Ok So, The Show presents its inaugural episode featuring New York City based label Interlude.
Often what the zeitgeist deems worthy of relevancy has more to do with access to resources than any inherent substance.
Let me tell you what I mean— the cultural cachet of New York beguiles the masses as it often spearheads sartorial trends. Though those canonized rarely get there without abundant ties. Throw a rock in these circles and you will hit at least one rich kid you never looked twice over as hipsterdom has equalized aesthetics.
What is worthy of relevancy to you? Can you create the story yourself?
Interlude
The designer duo behind Interlude, Willard Chung and Belinda Stahl, met while under apprenticeship at New York indie label, Gauntlett Cheng. (Another duo with heavy emphasis on textile and knitwear within the downtown fashion scene.)
Self-proclaimed “textile nerds” Chung and Stahl emphasize fabric over form, and credit their former experience at Cheng as the foundation of how they currently operate.
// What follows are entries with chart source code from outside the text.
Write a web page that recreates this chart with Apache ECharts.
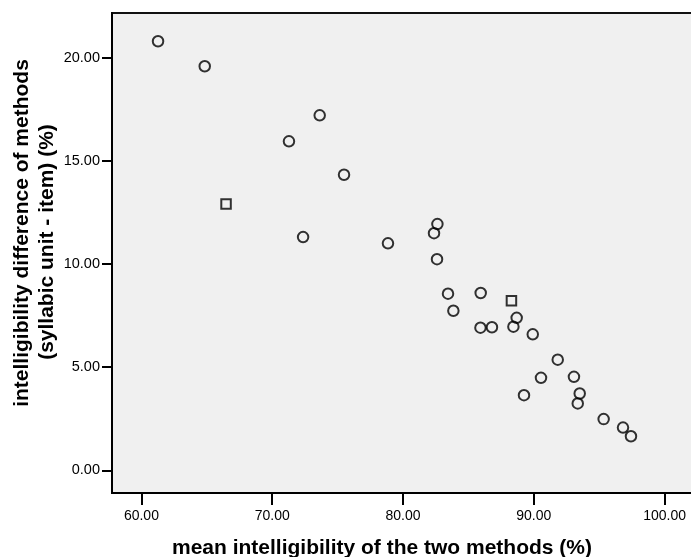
<!DOCTYPE html>
<html>
<head>
<meta charset="utf-8">
<script src="https://cdn.jsdelivr.net/npm/echarts@6/dist/echarts.min.js"></script>
<style>html,body{margin:0;padding:0;background:#fff}#c{width:691px;height:557px}</style>
</head>
<body>
<div id="c"></div>
<script>
const xTicks = [60, 70, 80, 90, 100];
const yTicks = [0, 5, 10, 15, 20];
const circleX = [61.27, 64.84, 71.28, 73.63, 75.49, 72.36, 78.85, 82.63, 82.37, 82.60, 83.44, 85.94, 83.85, 88.69, 85.92, 86.80, 88.44, 89.92, 91.83, 90.55, 93.07, 89.25, 93.51, 93.36, 95.34, 96.82, 97.43];
const circleY = [20.79, 19.58, 15.94, 17.20, 14.32, 11.30, 11.00, 11.93, 11.49, 10.23, 8.56, 8.59, 7.73, 7.39, 6.91, 6.93, 6.96, 6.59, 5.36, 4.48, 4.53, 3.64, 3.72, 3.24, 2.48, 2.07, 1.65];
const squareX = [66.47, 88.29];
const squareY = [12.90, 8.22];
const xTitle = 'mean intelligibility of the two methods (%)';
const yTitle1 = 'intelligibility difference of methods';
const yTitle2 = '(syllabic unit - item) (%)';

const font = '"Liberation Sans", Arial, sans-serif';
const chart = echarts.init(document.getElementById('c'), null, {renderer: 'canvas'});
const markerStyle = {color: 'transparent', borderColor: '#000', borderWidth: 2};
chart.setOption({
  animation: false,
  backgroundColor: '#fff',
  grid: {left: 112, top: 13, width: 590, height: 480, outerBoundsMode: 'none', containLabel: false, show: true, backgroundColor: '#f0f0f0', borderColor: '#111', borderWidth: 2},
  xAxis: {
    type: 'value', min: 57.75, max: 102.86,
    axisLine: {show: true, onZero: false, lineStyle: {color: '#000', width: 2}},
    axisTick: {show: true, customValues: xTicks, length: 12, lineStyle: {color: '#000', width: 2}},
    axisLabel: {customValues: xTicks, formatter: v => v.toFixed(2), color: '#000', fontSize: 14, fontFamily: font, margin: 16},
    splitLine: {show: false}
  },
  yAxis: {
    type: 'value', min: -1.10, max: 22.16,
    axisLine: {show: true, onZero: false, lineStyle: {color: '#000', width: 2}},
    axisTick: {show: true, customValues: yTicks, length: 10, lineStyle: {color: '#000', width: 2}},
    axisLabel: {customValues: yTicks, formatter: v => v.toFixed(2), color: '#000', fontSize: 14.5, fontFamily: font, margin: 12},
    splitLine: {show: false}
  },
  graphic: [
    {type: 'text', x: 382, y: 548, style: {text: xTitle, font: 'bold 21px ' + font, fill: '#000', align: 'center', verticalAlign: 'middle'}},
    {type: 'text', x: 22, y: 233, rotation: Math.PI / 2, style: {text: yTitle1, font: 'bold 21px ' + font, fill: '#000', align: 'center', verticalAlign: 'middle'}},
    {type: 'text', x: 47, y: 242, rotation: Math.PI / 2, style: {text: yTitle2, font: 'bold 21px ' + font, fill: '#000', align: 'center', verticalAlign: 'middle'}}
  ],
  series: [
    {type: 'scatter', symbol: 'circle', symbolSize: 10.5, itemStyle: markerStyle,
     data: circleX.map((x, i) => [x, circleY[i]])},
    {type: 'scatter', symbol: 'rect', symbolSize: 9.5, itemStyle: markerStyle,
     data: squareX.map((x, i) => [x, squareY[i]])}
  ]
});
</script>
</body>
</html>
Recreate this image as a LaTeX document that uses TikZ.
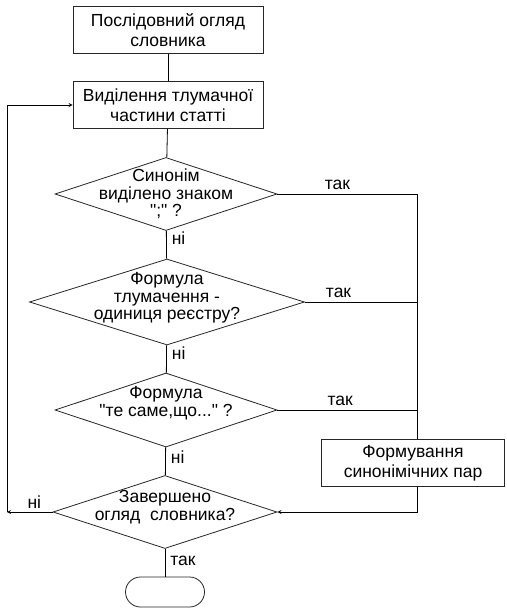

Their premiere collection, under the formerly known Bliss United, was an exercise in throwing what they loved at the wall to see what stuck.
“First collection was like, ‘All right, let’s see how this goes.’” says Chung.
“The love of textile was there but was random and scattered,” Belinda adds.
Re-named Interlude as it indicates a slow down, a beat. With a rejection of fast fashion at one collection a year, they aim to pause and create with purpose rather than churn product by a set calendar year.
Collection II— Prepare For The Freefall, We’ll Float is described as “lightweight, sheer layers, mesh” by Chung.
The fabric comes first then the woman forms.
With an “affinity towards weird fabrics, we don’t just want tailored pieces. We want them to be a little fucked up.” Their love of textile speaks with command, a cool sensuality exists. The multitude of which communicate symphonically in a single collection.
All wearable enough yet lux to do life and to be life in the city.
Whether it be an insulated steel chain mesh cardigan softer than the eye deceives or a cotton nylon yarn dress smoothed to the body, Interlude evokes “downtown glamour” as my friend Zach proclaims. It has the energy of a girl who dances around the in-between of personas. In control of her style, so cheeky enough to subvert it.
Does Interlude exist at the intersection of fashion glams meet art-woe New Yorkers?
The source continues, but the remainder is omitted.